Na prática, como isso acontece?
Por meio do evangelho. Engrandecemos as maravilhas da graça de Deus quando anunciamos os atos poderosos do Filho de Deus: o seu nascimento virginal, a sua vida perfeita, as suas obras milagrosas, o seu sacrifício na cruz por pecadores perdidos, a sua ressurreição dos mortos e a promessa da sua volta gloriosa para restaurar todas as coisas. Um culto saturado do evangelho é precisamente como exaltamos a Deus, edificamos o seu povo e evangelizamos os perdidos.
Em oração. Os crentes devem orar para que Deus se revele e conceda nova vida aos mortos espiritualmente. Declaramos o evangelho e confiamos na força de Deus sem estratégias humanas ou adornos artificiais. Deus é quem concede fé aos incrédulos por sua graça.

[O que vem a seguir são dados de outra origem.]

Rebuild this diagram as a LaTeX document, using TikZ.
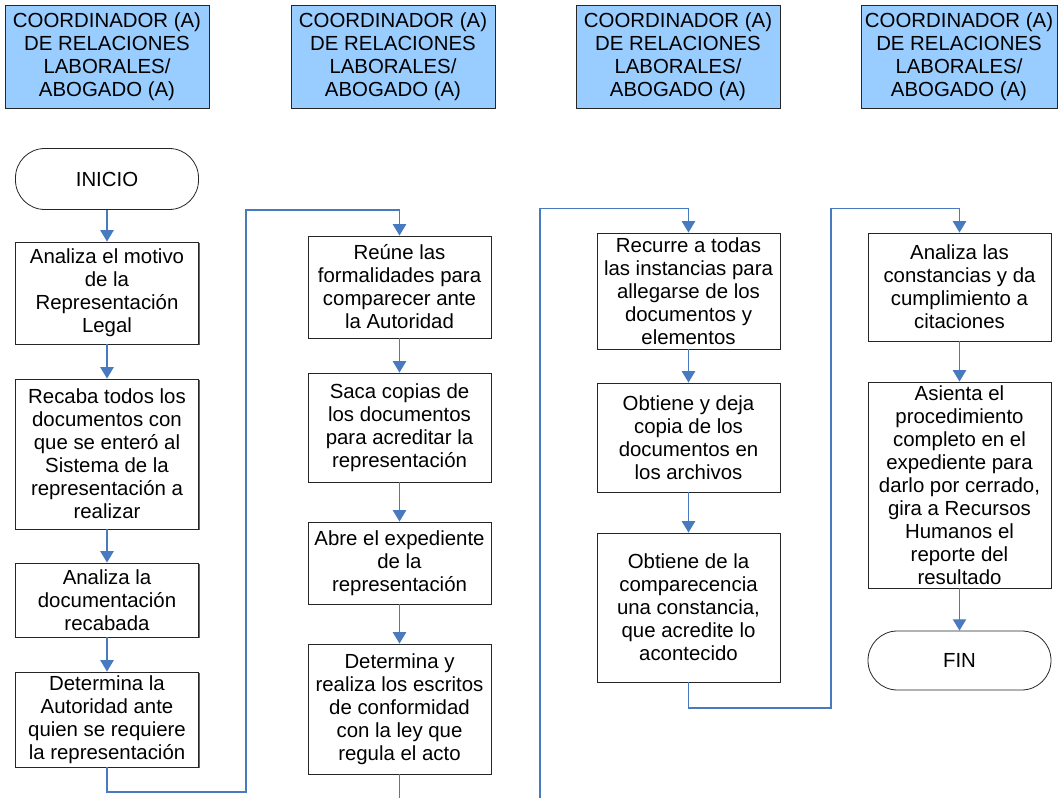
\documentclass[tikz,border=0pt]{standalone}
\usepackage{fontspec}
\setmainfont{Liberation Sans}
\usetikzlibrary{arrows.meta,shadows}
\definecolor{hdrblue}{RGB}{153,204,255}
\definecolor{connblue}{RGB}{72,122,192}
\tikzset{
  base/.style={draw=black!85, line width=0.7pt, align=center, inner sep=0pt,
    font=\fontsize{15.3}{17.25}\selectfont,
    drop shadow={shadow xshift=0.9pt, shadow yshift=-0.9pt, fill=black!60, opacity=1}},
  hdr/.style={base, fill=hdrblue, minimum width=153pt, minimum height=77.25pt},
  proc/.style={base, fill=white, minimum width=137.25pt},
  term/.style={draw=black!85, line width=0.6pt, fill=white, align=center, inner sep=0pt,
    font=\fontsize{15.3}{17.25}\selectfont, minimum width=137.25pt, rounded corners=22pt},
  conn/.style={draw=connblue, line width=0.8pt, -{Triangle[width=10pt,length=8.5pt]}},
  plain/.style={draw=connblue, line width=0.8pt}
}
\begin{document}
\begin{tikzpicture}[x=0.75pt,y=-0.75pt]
\useasboundingbox (0,0) rectangle (1058,798);
% headers
\node[hdr] (H1) at (107,56.5) {COORDINADOR (A)\\DE RELACIONES\\LABORALES/\\ABOGADO (A)};
\node[hdr] (H2) at (393,56.5) {COORDINADOR (A)\\DE RELACIONES\\LABORALES/\\ABOGADO (A)};
\node[hdr] (H3) at (678,56.5) {COORDINADOR (A)\\DE RELACIONES\\LABORALES/\\ABOGADO (A)};
\node[hdr, minimum width=147pt] (H4) at (959,56.5) {COORDINADOR (A)\\DE RELACIONES\\LABORALES/\\ABOGADO (A)};
% column 1
\node[term, minimum height=45.75pt] (S) at (107,179) {INICIO};
\node[proc, minimum height=76.5pt] (A1) at (107,293) {Analiza el motivo\\de la\\Representación\\Legal};
\node[proc, minimum height=112.5pt] (A2) at (107,454) {Recaba todos los\\documentos con\\que se enteró al\\Sistema de la\\representación a\\realizar};
\node[proc, minimum height=55.5pt] (A3) at (107,600) {Analiza la\\documentación\\recabada};
\node[proc, minimum height=71.25pt] (A4) at (107,719.5) {Determina la\\Autoridad ante\\quien se requiere\\la representación};
% column 2
\node[proc, minimum height=76.5pt] (B1) at (399.5,287) {Reúne las\\formalidades para\\comparecer ante\\la Autoridad};
\node[proc, minimum height=81.75pt] (B2) at (399.5,427.5) {Saca copias de\\los documentos\\para acreditar la\\representación};
\node[proc, minimum height=61.5pt] (B3) at (399.5,563) {Abre el expediente\\de la\\representación};
\node[proc, minimum height=97.5pt] (B4) at (399.5,709) {Determina y\\realiza los escritos\\de conformidad\\con la ley que\\regula el acto};
% column 3
\node[proc, minimum height=87pt] (C1) at (688.5,291) {Recurre a todas\\las instancias para\\allegarse de los\\documentos y\\elementos};
\node[proc, minimum height=81.75pt] (C2) at (688.5,437.5) {Obtiene y deja\\copia de los\\documentos en\\los archivos};
\node[proc, minimum height=111.75pt] (C3) at (688.5,607.5) {Obtiene de la\\comparecencia\\una constancia,\\que acredite lo\\acontecido};
% column 4
\node[proc, minimum height=81pt] (D1) at (959.5,287) {Analiza las\\constancias y da\\cumplimiento a\\citaciones};
\node[proc, minimum height=154.5pt] (D2) at (959.5,485) {Asienta el\\procedimiento\\completo en el\\expediente para\\darlo por cerrado,\\gira a Recursos\\Humanos el\\reporte del\\resultado};
\node[term, minimum height=44.25pt] (E) at (959.5,660.5) {FIN};
% helper coordinates
\coordinate (k1) at (246,792);
\coordinate (k2) at (399.5,210);
\coordinate (b4end) at (399.5,798);
\coordinate (c3start) at (540,798);
\coordinate (k3) at (688.5,208.5);
\coordinate (k4) at (831,708);
\coordinate (k5) at (959.5,208.5);
% connectors
\draw[conn] (S) -- (A1);
\draw[conn] (A1) -- (A2);
\draw[conn] (A2) -- (A3);
\draw[conn] (A3) -- (A4);
\draw[conn] (A4.south) |- (k1) |- (k2) -- (B1.north);
\draw[conn] (B1) -- (B2);
\draw[conn] (B2) -- (B3);
\draw[conn] (B3) -- (B4);
\draw[plain] (B4.south) -- (b4end);
\draw[conn] (c3start) |- (k3) -- (C1.north);
\draw[conn] (C1) -- (C2);
\draw[conn] (C2) -- (C3);
\draw[conn] (C3.south) |- (k4) |- (k5) -- (D1.north);
\draw[conn] (D1) -- (D2);
\draw[conn] (D2) -- (E);
\end{tikzpicture}
\end{document}
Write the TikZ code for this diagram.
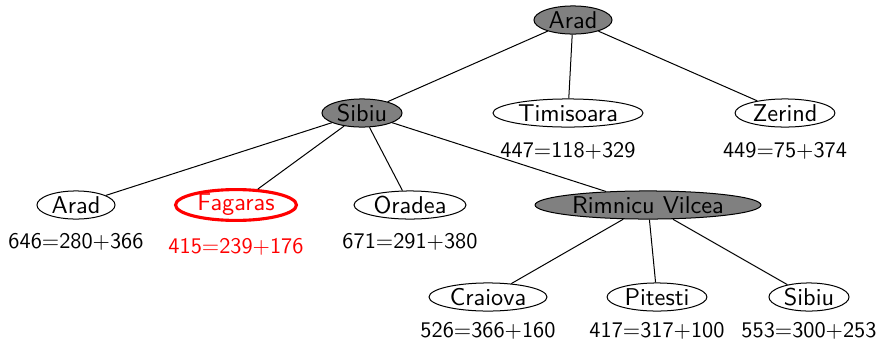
\documentclass[tikz,border=0pt]{standalone}
\usetikzlibrary{shapes.geometric}
\begin{document}
\begin{tikzpicture}[x=0.4484pt,y=-0.4484pt,
  font=\sffamily,
  city/.style={draw,ellipse,inner sep=0pt,minimum height=12.6pt,line width=0.45pt,font=\sffamily\fontsize{10.9}{13}\selectfont},
  expanded/.style={city,fill=gray},
  chosen/.style={city,draw=red,text=red,line width=1.4pt},
  cost/.style={inner sep=0pt},
  edge/.style={line width=0.45pt}]
\useasboundingbox (0,0) rectangle (879,339);
\node[expanded,minimum width=35pt] (arad) at (573,20) {Arad};
\node[expanded,minimum width=35.9pt] (sibiu) at (362,113) {Sibiu};
\node[city,minimum width=67.3pt] (timisoara) at (568,113) {Timisoara};
\node[city,minimum width=44.8pt] (zerind) at (785,113) {Zerind};
\node[cost] (ct) at (568,151) {447=118+329};
\node[cost] (cz) at (785,151) {449=75+374};
\node[city,minimum width=35pt] (arad2) at (76,205) {Arad};
\node[chosen,minimum width=54.2pt] (fagaras) at (236,205) {Fagaras};
\node[city,minimum width=50.2pt] (oradea) at (410,205) {Oradea};
\node[expanded,minimum width=101.3pt] (rimnicu) at (648,205) {Rimnicu Vilcea};
\node[cost] (ca) at (76,242) {646=280+366};
\node[cost,text=red] (cf) at (236,247) {415=239+176};
\node[cost] (co) at (410,242) {671=291+380};
\node[city,minimum width=52.9pt] (craiova) at (488,297) {Craiova};
\node[city,minimum width=44.8pt] (pitesti) at (657,297) {Pitesti};
\node[city,minimum width=35.9pt] (sibiu2) at (809,297) {Sibiu};
\node[cost] (cc) at (488,331) {526=366+160};
\node[cost] (cp) at (657,331) {417=317+100};
\node[cost] (cs) at (809,331) {553=300+253};
\draw[edge] (arad) -- (sibiu);
\draw[edge] (arad) -- (timisoara);
\draw[edge] (arad) -- (zerind);
\draw[edge] (sibiu) -- (arad2);
\draw[edge] (sibiu) -- (fagaras);
\draw[edge] (sibiu) -- (oradea);
\draw[edge] (sibiu) -- (rimnicu);
\draw[edge] (rimnicu) -- (craiova);
\draw[edge] (rimnicu) -- (pitesti);
\draw[edge] (rimnicu) -- (sibiu2);
\end{tikzpicture}
\end{document}
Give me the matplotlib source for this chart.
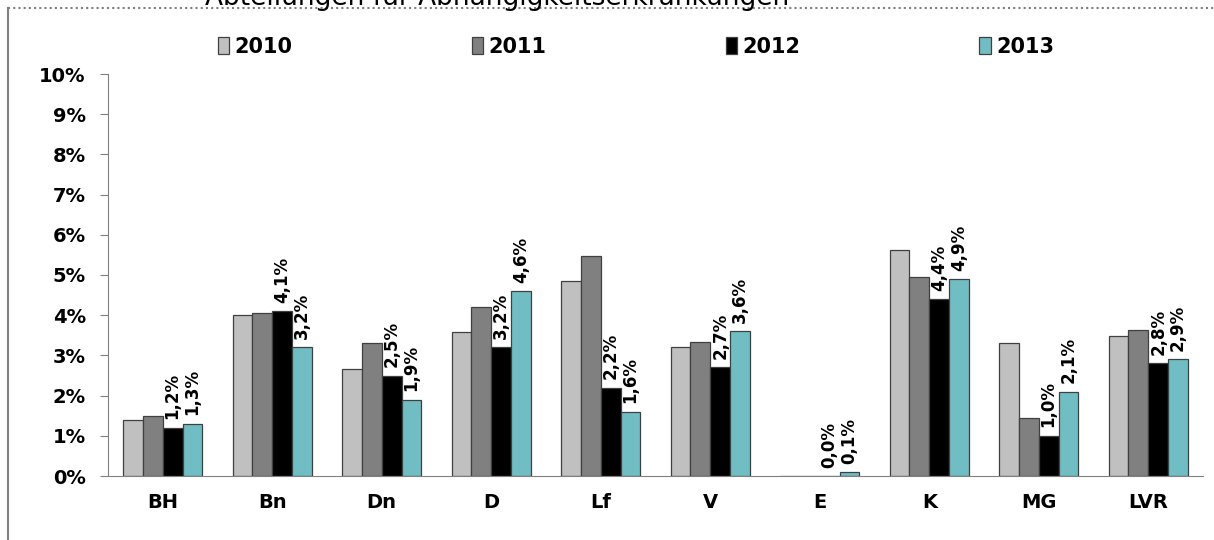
import numpy as np
import matplotlib.pyplot as plt
from matplotlib.lines import Line2D

categories = ['BH', 'Bn', 'Dn', 'D', 'Lf', 'V', 'E', 'K', 'MG', 'LVR']
years = ['2010', '2011', '2012', '2013']
v2010 = [1.39, 4.00, 2.66, 3.58, 4.85, 3.20, 0.0, 5.62, 3.30, 3.48]
v2011 = [1.49, 4.05, 3.30, 4.20, 5.47, 3.33, 0.0, 4.95, 1.44, 3.63]
v2012 = [1.2, 4.1, 2.5, 3.2, 2.2, 2.7, 0.0, 4.4, 1.0, 2.8]
v2013 = [1.3, 3.2, 1.9, 4.6, 1.6, 3.6, 0.1, 4.9, 2.1, 2.9]
yticks = [0, 1, 2, 3, 4, 5, 6, 7, 8, 9, 10]

colors = ['#c0c0c0', '#808080', '#000000', '#70bec4']
series = [v2010, v2011, v2012, v2013]

fig = plt.figure(figsize=(12.14, 5.4), dpi=100)
ax = fig.add_axes([108 / 1214, 1 - 476 / 540, 1095 / 1214, 402 / 540])

x = np.arange(len(categories))
w = 0.181
handles = []
for i, (vals, col) in enumerate(zip(series, colors)):
    pos = x + (i - 1.5) * w
    bars = ax.bar(pos, vals, width=w, color=col, edgecolor='#404040', linewidth=0.9,
                  label=years[i])
    handles.append(bars)
    # value labels only on the last two years
    if i >= 2:
        for px, v in zip(pos, vals):
            ax.annotate(f'{v:.1f}%'.replace('.', ','), (px, v), xytext=(0, 6),
                        textcoords='offset points', rotation=90, ha='center',
                        va='bottom', fontsize=12, fontweight='bold')

ax.set_xlim(-0.5, len(categories) - 0.5)
ax.set_ylim(0, 10)
ax.set_yticks(yticks)
ax.set_yticklabels([f'{t}%' for t in yticks], fontsize=14, fontweight='bold')
ax.set_xticks(x)
ax.set_xticklabels(categories, fontsize=14, fontweight='bold')
ax.tick_params(axis='x', length=0, pad=12)
ax.tick_params(axis='y', length=6, color='#808080', pad=10)
for s in ['top', 'right']:
    ax.spines[s].set_visible(False)
for s in ['left', 'bottom']:
    ax.spines[s].set_color('#808080')

fig.legend(handles=handles, labels=years, loc='center', bbox_to_anchor=(636 / 1214, 1 - 47 / 540),
           ncol=4, frameon=False, prop={'weight': 'bold', 'size': 15},
           handlelength=0.55, handleheight=0.9, handletextpad=0.25, columnspacing=8.6)

# chart frame: dotted top rule and solid left rule
fig.add_artist(Line2D([8 / 1214, 1], [1 - 8 / 540] * 2, color='#808080', lw=1.5,
                      linestyle=(0, (1, 1.5))))
fig.add_artist(Line2D([8 / 1214] * 2, [0, 1 - 8 / 540], color='#808080', lw=1.5))

fig.text(497 / 1214, 1 - 5 / 540, 'Abteilungen für Abhängigkeitserkrankungen',
         ha='center', va='baseline', fontsize=19)

fig.savefig('out.png', dpi=100)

Batalhando espiritualmente. Em nossos cultos públicos de adoração, testificamos de um reino que não pode ser abalado. De um libertador infinitamente mais poderoso que os falsos salvadores das religiões pagãs e da política. Rejeitamos os poderes e as falsidades das riquezas, do sexo e do status. Essa é a verdadeira guerra que está sendo travada: uma batalha contra a idolatria, convocando pessoas a servirem ao único rei verdadeiro.
Tornando o culto inteligível para os descrentes. Usar linguagem comum para todas as pessoas. Uma tradução da Bíblia que seja compreensível aos de fora da igreja. Explicar o que está acontecendo no culto: porque estamos falando, cantando, orando, coletando recursos, pregando a mensagem. Não precisamos evitar os termos bíblicos e teológicos, porém, é preciso explicar seus significados aos descrentes.
Conclusão
Quando nos reunimos, Deus opera poderosamente entre nós para revelar e expressar sua própria glória e para a nossa edificação. Ao fazer isso, ele age em nós e por meio de cada um de nós como igreja local reunida em adoração para proclamar o evangelho e conceder salvação aos que estão perdidos.